Senate and House conferees agreed and voted on a comprehensive housing measure that supporters say “takes a momentous step forward” in addressing Hawai‘i’s affordable rental housing crisis.
House Bill 2748 HD2 SD2 CD1 provides a total of $570 million which will generate more than 25,000 affordable units by the year 2030. This will fulfill the goal of 22,500 affordable rental housing units set by the Legislature in 2016 via Act 127, Session Laws of Hawaiʻi 2016.
House Housing Chair Representative Tom Brower (Waikīkī, Ala Moana) called the appropriation “the largest made by the legislature,” and says it “demonstrates a relentless commitment to providing innovative solutions to meet the state’s long-term housing demands.”
The measure supports development of affordable rental housing for a wide range of households spanning low income families to those making up to 140% of the area median income.
“In addition to low income households, this measure targets Hawaiʻi’s middle-class families,” said Senate Housing Committee Chair Senator Will Espero (‘Ewa Beach, Ocean Pointe, ‘Ewa by Gentry, Iroquois Point, portion of ‘Ewa Villages). “These are working families who are not wealthy enough to afford a home in our expensive housing market, but do not qualify for public housing assistance.
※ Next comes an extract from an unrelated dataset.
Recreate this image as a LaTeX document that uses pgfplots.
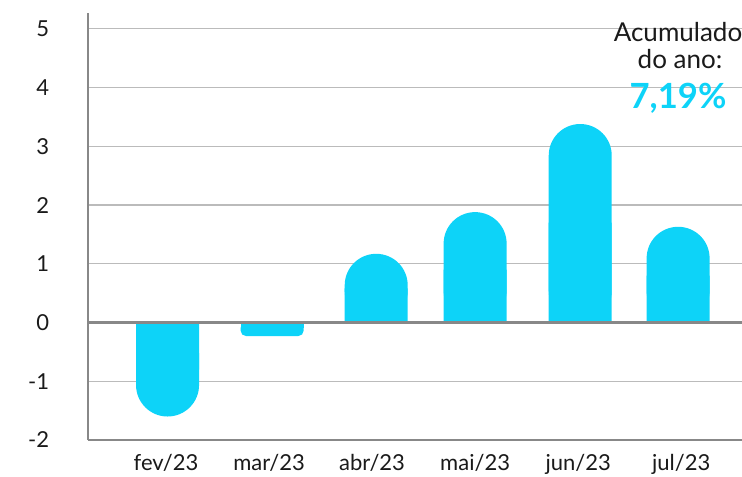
\documentclass[border=0pt]{standalone}
\usepackage{fontspec}
\setmainfont{Lato}
\usepackage{pgfplots}
\pgfplotsset{compat=1.18}
\definecolor{barc}{HTML}{0DD3F8}
\definecolor{axgray}{HTML}{888888}
\definecolor{gridgray}{HTML}{BBBBBB}
\definecolor{txt}{HTML}{1A1A1A}
\begin{document}
\begin{tikzpicture}
\begin{axis}[
 at={(0,0)}, anchor=south west, scale only axis,
 width=490.5pt, height=320.25pt,
 xmin=-0.757, xmax=5.59, ymin=-2, ymax=5.27,
 axis x line*=bottom, axis y line*=left,
 axis line style={axgray, line width=2pt, -},
 xtick={0,...,5}, xticklabels={fev/23,mar/23,abr/23,mai/23,jun/23,jul/23},
 ytick={-2,...,5},
 major tick length=0pt,
 ymajorgrids, grid style={gridgray, line width=0.9pt},
 tick label style={font=\fontsize{16.5}{19}\selectfont, text=txt},
 /pgf/number format/assume math mode=true,
 yticklabel style={anchor=east, inner sep=0pt, xshift=-29pt},
 xticklabel style={anchor=base, inner sep=0pt, yshift=-22.5pt},
]
\addplot[ybar, bar width=47.25pt, bar shift=0pt, fill=barc, draw=none, rounded corners=23.6pt]
  coordinates {(0.015,-1.60) (2.04,1.17) (3.0,1.88) (4.02,3.38) (4.97,1.63)};
\addplot[ybar, bar width=47.25pt, bar shift=0pt, fill=barc, draw=none]
  coordinates {(0.015,-0.8) (2.04,0.58) (3.0,0.9) (4.02,1.7) (4.97,0.8)};
\addplot[ybar, bar width=47.25pt, bar shift=0pt, fill=barc, draw=none, rounded corners=4pt]
  coordinates {(1.03,-0.23)};
\addplot[ybar, bar width=47.25pt, bar shift=0pt, fill=barc, draw=none]
  coordinates {(1.03,-0.1)};
\draw[axgray, line width=2pt] (axis cs:-0.757,0) -- (axis cs:5.59,0);
\end{axis}
\node[anchor=base, font=\fontsize{19.5}{22}\selectfont, text=txt] at (442.5pt,298.5pt) {Acumulado};
\node[anchor=base, font=\fontsize{19.5}{22}\selectfont, text=txt] at (444pt,279pt) {do ano:};
\node[anchor=base, font=\fontsize{26}{28}\selectfont\bfseries, text=barc] at (442.5pt,249pt) {7,19\%};
\pgfresetboundingbox
\path[use as bounding box] (-66pt,-27pt) rectangle (490.5pt,330pt);
\end{tikzpicture}
\end{document}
We must support them by providing an affordable option for housing while they save for a home of their own.”
House Bill 2748 HD2 SD2 CD1 contains four parts:
1. Appropriates $200 million into the Rental Housing Trust Fund to generate approximately 1,600 affordable rental housing units for families at or below 80% AMI.
The Rental Housing Revolving Fund (RHRF) provides equity gap low-interest loans or grants to qualified owners and developers for the development, pre-development, construction, acquisition or preservation of affordable rental housing. Preference is given to projects that meet certain statutory criteria. Included is a preference for projects that provide at least 5% of the total number of units for persons and families with incomes at or below 30% of the median family income. Another preference is for projects that provide the maximum number of units for persons or families with incomes at or below 80% of the median family income.
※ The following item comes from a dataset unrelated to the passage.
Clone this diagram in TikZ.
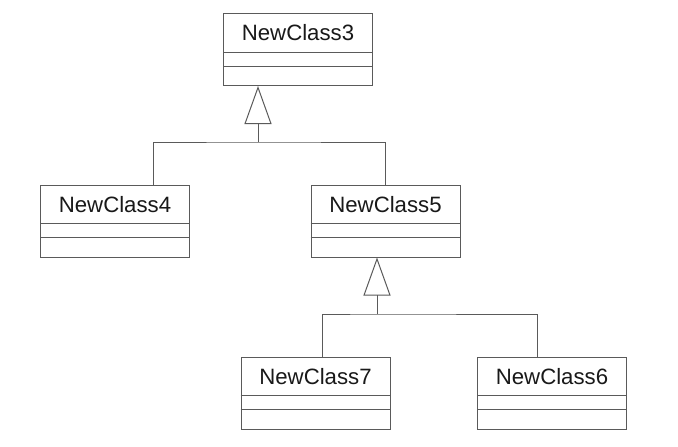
\documentclass[tikz,border=0pt]{standalone}
\usepackage{fontspec}
\setmainfont{Liberation Sans}
\usetikzlibrary{arrows.meta,calc}
\definecolor{linec}{RGB}{90,90,90}
\newcommand\umlclass[4]{%
  \node[classbox] (#1) at (#2,#3) {};
  \node[classname] (#1-name) at ($(#1.north)+(0,20)$) {#4};
  \draw[conn] ($(#1.north west)+(0,39)$) -- ($(#1.north east)+(0,39)$);
  \draw[conn] ($(#1.north west)+(0,53)$) -- ($(#1.north east)+(0,53)$);
}
\begin{document}
\begin{tikzpicture}[x=1pt,y=-1pt,
  classbox/.style={draw=linec, line width=1pt, minimum width=149pt, minimum height=72pt, inner sep=0pt, fill=white},
  classname/.style={font=\fontsize{22.2}{26}\selectfont, text=black!90, inner sep=0pt},
  conn/.style={draw=linec, line width=1pt},
  gen/.style={conn, -{Triangle[open, length=38pt, width=27pt, line width=1pt]}}]
\useasboundingbox[fill=white] (0,0) rectangle (678,447);

\umlclass{nc3}{298}{49.5}{NewClass3}
\umlclass{nc4}{115}{221}{NewClass4}
\umlclass{nc5}{385.5}{221}{NewClass5}
\umlclass{nc7}{315.5}{393}{NewClass7}
\umlclass{nc6}{552}{393}{NewClass6}

\coordinate (j1) at (258,142);
\coordinate (a4) at (153,0);
\coordinate (a5) at (385,0);
\draw[conn] (nc4.north -| a4) |- (j1) -| (nc5.north -| a5);
\draw[gen] (j1) -- (nc3.south -| j1);

\coordinate (j2) at (377,314);
\coordinate (a7) at (322,0);
\coordinate (a6) at (537,0);
\draw[conn] (nc7.north -| a7) |- (j2) -| (nc6.north -| a6);
\draw[gen] (j2) -- (nc5.south -| j2);
\end{tikzpicture}
\end{document}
At the end of Fiscal Year 2017, the RHRF had a balance of $156 million. This appropriation will more than double its corpus to assist low income families and individuals, including the homeless and special needs groups, in obtaining affordable rental housing.
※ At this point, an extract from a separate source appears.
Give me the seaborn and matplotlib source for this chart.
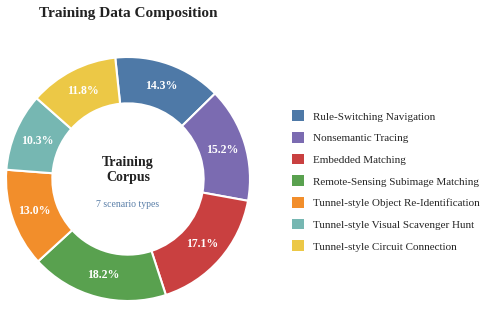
import matplotlib
matplotlib.use("Agg")
import matplotlib.pyplot as plt
import seaborn as sns
from matplotlib.patches import Patch

# Scenario shares in the training corpus (%)
scenarios = [
    "Rule-Switching Navigation",
    "Nonsemantic Tracing",
    "Embedded Matching",
    "Remote-Sensing Subimage Matching",
    "Tunnel-style Object Re-Identification",
    "Tunnel-style Visual Scavenger Hunt",
    "Tunnel-style Circuit Connection",
]
shares = [14.3, 15.2, 17.1, 18.2, 13.0, 10.3, 11.8]
colors = ["#4e79a7", "#7b6bb1", "#c94040", "#59a14f", "#f28e2b", "#76b7b2", "#ecc846"]

sns.set_theme(style="white")
plt.rcParams["font.family"] = ["Liberation Serif", "DejaVu Serif"]

fig = plt.figure(figsize=(4.87, 3.09), dpi=100)
ax = fig.add_axes([6 / 487, 8 / 309, 244 / 487, 244 / 309])

wedges, texts, autotexts = ax.pie(
    shares,
    colors=colors,
    startangle=96,
    counterclock=False,
    radius=1.0,
    autopct="%.1f%%",
    pctdistance=0.81,
    wedgeprops=dict(width=0.38, edgecolor="white", linewidth=1.5),
    textprops=dict(color="white", fontsize=8.5, fontweight="bold"),
)
ax.set_xlim(-1, 1)
ax.set_ylim(-1, 1)
ax.set_aspect("equal")

# Centre text
ax.text(0, 0.075, "Training\nCorpus", ha="center", va="center",
        fontsize=10, fontweight="bold", color="#222222", linespacing=1.2)
ax.text(0, -0.21, "7 scenario types", ha="center", va="center",
        fontsize=7, color="#5a7fa8")

fig.text(128 / 487, 1 - 13 / 309, "Training Data Composition", ha="center", va="center",
         fontsize=11, fontweight="bold", color="#222222")

handles = [Patch(facecolor=c, edgecolor="none") for c in colors]
fig.legend(handles, scenarios, loc="center left",
           bbox_to_anchor=(292 / 487, 1 - 181 / 309),
           frameon=False, fontsize=8, handlelength=1.1, handleheight=1.1,
           handletextpad=0.8, labelspacing=0.95, borderpad=0, borderaxespad=0)

fig.savefig("out.png", dpi=100)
2. Expands the general excise tax exemption for construction of approximately 24,000 affordable rental units for families at or below 140% AMI.
The measure increases the general excise tax exemption for the construction of affordable rental units for households at or below 140% AMI, with at least 20% of those units available for households at or below 80% of the AMI. The exemption will increase from $7 million (the exemption amount enacted in 2017) to $30 million per year and will be extended from the year 2022 to 2030. The total value of this expanded general excise tax exemption amounts to $360 million over 12 years.
This exemption is expected to result in the construction of approximately 24,000 affordable rental units.
3. Appropriates $10 million into the Dwelling Unit Revolving Fund
DURF was established pursuant to Act 105, Session Laws of Hawaii 1970, which authorized the issuance of $125 million in general obligation bonds to carry out the purposes of the Housing Development Program. Funds may be used for the acquisition of real property; development and construction of residential, commercial and industrial properties; interim and permanent loans to developers; and any and all things necessary to carry out the purposes of the Housing Development Program, including administrative expenses.
DURF provides interim construction financing of affordable housing projects. This appropriation will increase its corpus by 10%.
4. Appropriates $50,000 to prepare an assessment of housing needs for persons with low or no income, such as the disabled and functionally challenged populations.
This appropriation commissions the Hawaii Housing Finance and Development Corporation to determine the number of persons with special needs in Hawaii, identify the supportive services they may require and inventory the providers of supportive services statewide.
“Former State Senator the Rev. Bob Nakata deserves the credit for today’s bill,” said House Finance Chair Rep. Sylvia Luke, (Makiki, Punchbowl, Nu‘uanu, Dowset Highlands, Pacific Heights, Pauoa). “He has said that the Legislature needs to provide funding to create 22,000 units. This bill goes beyond that.”
“Our affordable housing crisis demands we take tangible, meaningful action. With this measure, we are responding to the needs of our community – our families, children and low-income individuals – and providing long-term solutions that are feasible within the context of our state financial plan,” said Senate Ways and Means Chair Senator Donovan Dela Cruz (Mililani Mauka, Waipi‘o Acres, Wheeler, Wahiawa, Whitmore Village, portion of Poamoho).
The bill now moves to the full House and Senate for a final reading vote.